To everyone who seems to think they can’t get their dark/gritty/male-led/whatever comic published because “SJWs won’t let me”:
There seems to be a disconnect about how things work.
Literally nothing is stopping you from making and publishing comics, and if you say, “My comic won’t get published because of SJWs!” you don’t understand how the industry works. You know how you get a comic published nowadays? You make a comic and put it online. Boom. You’re published. That’s literally how it’s done. Sending your original ideas into the Big Two is a waste of your time and effort. Odds are, they’re not going to even read your submission. If you include their standing characters in your story, they are actually legally disallowed from reading your submission.
Image, Dark Horse, and Vertigo don’t do open calls. In order to get in with one of them, you have to have work finished that you can show them. You have to go to cons with a portfolio or find out who to send your portfolio to. They won’t buy your work on a pitch alone. You need to prove that you can produce content consistently while on a deadline. Updating your work three times a week for a year and having a back-up plan of how to stay on schedule if your computer blows up? That’s what’s going to get any of those companies to pay you any attention at all.
Now, Oni’s about to open up submissions to everyone, but the thing is, they’re going to want to continue building their current brand. If you want to take a swing at Oni, make sure what you’re writing feels like something they’d publish. Read as much of their shit as you can possibly get your hands on and pay attention to publication dates. Did they publish a lot of something from 2004-2012, but not really much of it since then? Don’t pitch something that fits that description. Do they seem to be building a backlist of something that feels like it should be on a shelf with your work? Submit that thing. That thing has a better chance.

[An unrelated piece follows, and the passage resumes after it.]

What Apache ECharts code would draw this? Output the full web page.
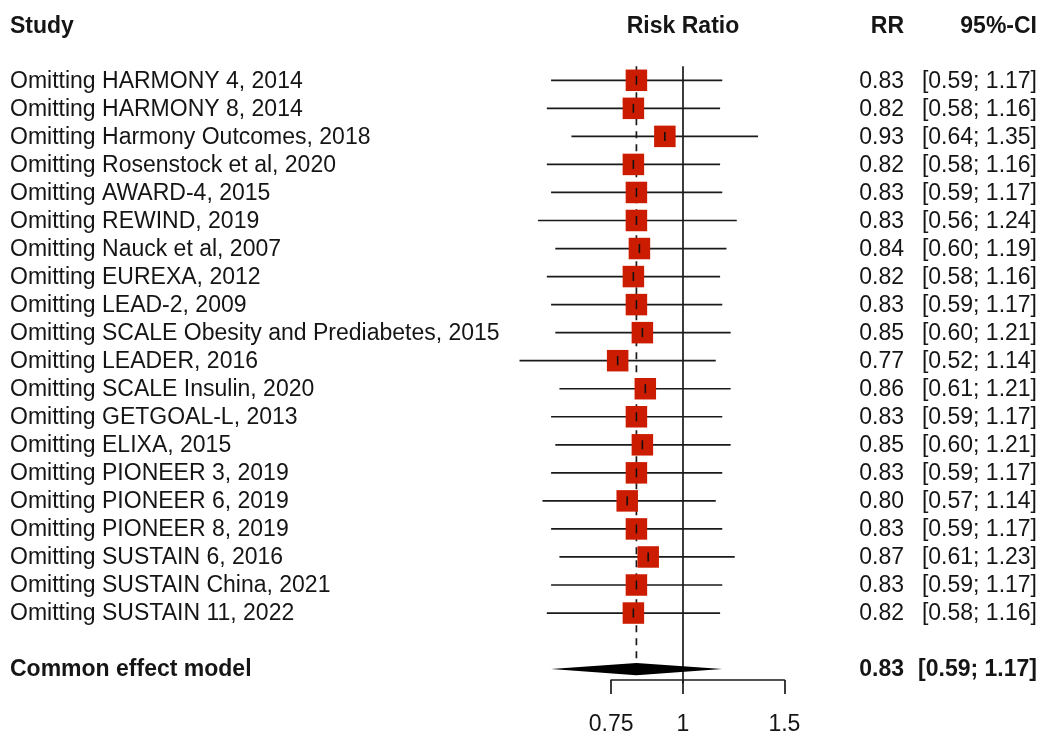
<!DOCTYPE html>
<html>
<head>
<meta charset="utf-8">
<script src="https://cdn.jsdelivr.net/npm/echarts@6/dist/echarts.min.js"></script>
<style>
html,body{margin:0;padding:0;background:#fff;}
#chart{width:1040px;height:736px;}
</style>
</head>
<body>
<div id="chart"></div>
<script>
// ---- data ----
const studies = [
  "Omitting HARMONY 4, 2014",
  "Omitting HARMONY 8, 2014",
  "Omitting Harmony Outcomes, 2018",
  "Omitting Rosenstock et al, 2020",
  "Omitting AWARD-4, 2015",
  "Omitting REWIND, 2019",
  "Omitting Nauck et al, 2007",
  "Omitting EUREXA, 2012",
  "Omitting LEAD-2, 2009",
  "Omitting SCALE Obesity and Prediabetes, 2015",
  "Omitting LEADER, 2016",
  "Omitting SCALE Insulin, 2020",
  "Omitting GETGOAL-L, 2013",
  "Omitting ELIXA, 2015",
  "Omitting PIONEER 3, 2019",
  "Omitting PIONEER 6, 2019",
  "Omitting PIONEER 8, 2019",
  "Omitting SUSTAIN 6, 2016",
  "Omitting SUSTAIN China, 2021",
  "Omitting SUSTAIN 11, 2022"
];
const rr    = [0.83,0.82,0.93,0.82,0.83,0.83,0.84,0.82,0.83,0.85,0.77,0.86,0.83,0.85,0.83,0.80,0.83,0.87,0.83,0.82];
const ciLow = [0.59,0.58,0.64,0.58,0.59,0.56,0.60,0.58,0.59,0.60,0.52,0.61,0.59,0.60,0.59,0.57,0.59,0.61,0.59,0.58];
const ciHigh= [1.17,1.16,1.35,1.16,1.17,1.24,1.19,1.16,1.17,1.21,1.14,1.21,1.17,1.21,1.17,1.14,1.17,1.23,1.17,1.16];
const summaryLabel = "Common effect model";
const summaryRR = 0.83, summaryLow = 0.59, summaryHigh = 1.17;
const headers = ["Study", "Risk Ratio", "RR", "95%-CI"];
const axisTicks = [0.75, 1, 1.5];
const nullValue = 1;

// ---- layout ----
const FONT = '"Liberation Sans", Arial, sans-serif';
const FS = 23;
const TXT = '#151515';
const ROW_SUM = studies.length + 1;      // summary row index
const ROW_HEAD = -1.92;
const PX_PER_LN = 250, X_NULL = 683;
const ln = Math.log;
const fmt = v => v.toFixed(2);
const ciText = (a, b) => '[' + fmt(a) + '; ' + fmt(b) + ']';

const rowData = studies.map((s, i) => [ln(ciLow[i]), ln(ciHigh[i]), ln(rr[i]), i]);
const textRows = studies.map((s, i) => [0, i]);

const chart = echarts.init(document.getElementById('chart'), null, {renderer: 'canvas'});

const option = {
  backgroundColor: '#ffffff',
  animation: false,
  grid: [
    {left: 0, width: 1040, top: 10.2, height: 715, containLabel: false},
    {left: X_NULL + PX_PER_LN * ln(axisTicks[0]), width: PX_PER_LN * (ln(axisTicks[2]) - ln(axisTicks[0])), top: 673, height: 10}
  ],
  xAxis: [
    {gridIndex: 0, type: 'value', min: -X_NULL / PX_PER_LN, max: (1040 - X_NULL) / PX_PER_LN, show: false},
    {gridIndex: 1, type: 'value', min: ln(axisTicks[0]), max: ln(axisTicks[2]), position: 'bottom',
      axisLine: {show: true, lineStyle: {color: '#1a1a1a', width: 1.7}},
      axisTick: {show: true, length: 14, customValues: axisTicks.map(ln), lineStyle: {color: '#1a1a1a', width: 1.7}},
      axisLabel: {show: true, customValues: axisTicks.map(ln), margin: 33, fontSize: FS, fontFamily: FONT, color: TXT,
        formatter: v => String(Number(Math.exp(v).toFixed(2)))},
      splitLine: {show: false}}
  ],
  yAxis: [
    {gridIndex: 0, type: 'value', inverse: true, min: -2.5, max: 23, show: false},
    {gridIndex: 1, type: 'value', show: false}
  ],
  series: [
    // reference lines
    {
      type: 'custom', xAxisIndex: 0, yAxisIndex: 0, z: 1, silent: true,
      data: [[ln(nullValue), ln(summaryRR)]],
      renderItem(params, api) {
        const top = api.coord([api.value(0), -0.5]);
        const bot = api.coord([api.value(0), ROW_SUM + 0.5]);
        const dTop = api.coord([api.value(1), -0.5]);
        const dBot = api.coord([api.value(1), ROW_SUM - 0.2]);
        return {type: 'group', children: [
          {type: 'line', shape: {x1: dTop[0], y1: dTop[1], x2: dBot[0], y2: dBot[1]},
            style: {stroke: '#1a1a1a', lineWidth: 1.7, lineDash: [7, 6]}},
          {type: 'line', shape: {x1: top[0], y1: top[1], x2: bot[0], y2: bot[1]},
            style: {stroke: '#1a1a1a', lineWidth: 1.7}}
        ]};
      }
    },
    // study rows: CI line, square, centre tick
    {
      type: 'custom', xAxisIndex: 0, yAxisIndex: 0, z: 2, silent: true,
      data: rowData,
      encode: {x: [0, 1, 2], y: 3},
      renderItem(params, api) {
        const i = api.value(3);
        const lo = api.coord([api.value(0), i]);
        const hi = api.coord([api.value(1), i]);
        const c = api.coord([api.value(2), i]);
        const s = 21.5;
        return {type: 'group', children: [
          {type: 'line', shape: {x1: lo[0], y1: lo[1], x2: hi[0], y2: hi[1]}, style: {stroke: '#1a1a1a', lineWidth: 1.7}},
          {type: 'rect', shape: {x: c[0] - s / 2, y: c[1] - s / 2, width: s, height: s}, style: {fill: '#cc1c00'}},
          {type: 'line', shape: {x1: c[0], y1: c[1] - 4.5, x2: c[0], y2: c[1] + 4.5}, style: {stroke: '#111', lineWidth: 1.6}}
        ]};
      }
    },
    // summary diamond
    {
      type: 'custom', xAxisIndex: 0, yAxisIndex: 0, z: 3, silent: true,
      data: [[ln(summaryLow), ln(summaryRR), ln(summaryHigh), ROW_SUM]],
      renderItem(params, api) {
        const y = api.value(3), h = 0.22;
        const p1 = api.coord([api.value(0), y]);
        const p2 = api.coord([api.value(1), y - h]);
        const p3 = api.coord([api.value(2), y]);
        const p4 = api.coord([api.value(1), y + h]);
        return {type: 'polygon', shape: {points: [p1, p2, p3, p4]}, style: {fill: '#000'}};
      }
    },
    // texts
    {
      type: 'custom', xAxisIndex: 0, yAxisIndex: 0, z: 4, silent: true,
      data: textRows,
      renderItem(params, api) {
        const i = api.value(1);
        const y = api.coord([0, i])[1] + 1;
        const st = (text, x, align) => ({type: 'text', x: x, y: y,
          style: {text: text, fill: TXT, font: FS + 'px ' + FONT, align: align, verticalAlign: 'middle'}});
        return {type: 'group', children: [
          st(studies[i], 10, 'left'),
          st(fmt(rr[i]), 904, 'right'),
          st(ciText(ciLow[i], ciHigh[i]), 1037, 'right')
        ]};
      }
    },
    // header + summary texts
    {
      type: 'custom', xAxisIndex: 0, yAxisIndex: 0, z: 4, silent: true,
      data: [[ln(nullValue), ROW_HEAD, ROW_SUM]],
      renderItem(params, api) {
        const h = api.coord([api.value(0), api.value(1)]);
        const sy = api.coord([0, api.value(2)])[1] + 1;
        const bold = 'bold ' + FS + 'px ' + FONT;
        const t = (text, x, y, align) => ({type: 'text', x: x, y: y,
          style: {text: text, fill: TXT, font: bold, align: align, verticalAlign: 'middle'}});
        return {type: 'group', children: [
          t(headers[0], 10, h[1], 'left'),
          t(headers[1], h[0], h[1], 'center'),
          t(headers[2], 904, h[1], 'right'),
          t(headers[3], 1037, h[1], 'right'),
          t(summaryLabel, 10, sy, 'left'),
          t(fmt(summaryRR), 904, sy, 'right'),
          t(ciText(summaryLow, summaryHigh), 1037, sy, 'right')
        ]};
      }
    }
  ]
};
chart.setOption(option);
</script>
</body>
</html>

The easiest, quickest way to break into comics—that is still spine-snappingly difficult, quite honestly—is to just publish that shit on your own. Publish it. Plug it. Rinse and repeat. The only way to find out if your comics will make it is to put them out for people to see. It’s hard, exhausting work, and you will make shit for pay for a good long while, but if you want to create comics, you have to create comics.
Honestly, the people I see posting this concern are not people whose work I want to read based on their current attitude, but by god, the only way comics will continue to exist is you fucking make them, and no, I’m likely not your audience, but maybe you’ve got an audience out there. Or maybe, when I see the finished work, I’ll say, “Actually, this is really well done, and I like a lot.” I can’t say because you haven’t shown it to me.
Write it. Art it. Letter it. Post it. That’s how you publish comics. Get to it.
Life is much simpler than we make it out to be with our “what it’s” and “I’m not good enoughs”. Just freaking do it guys.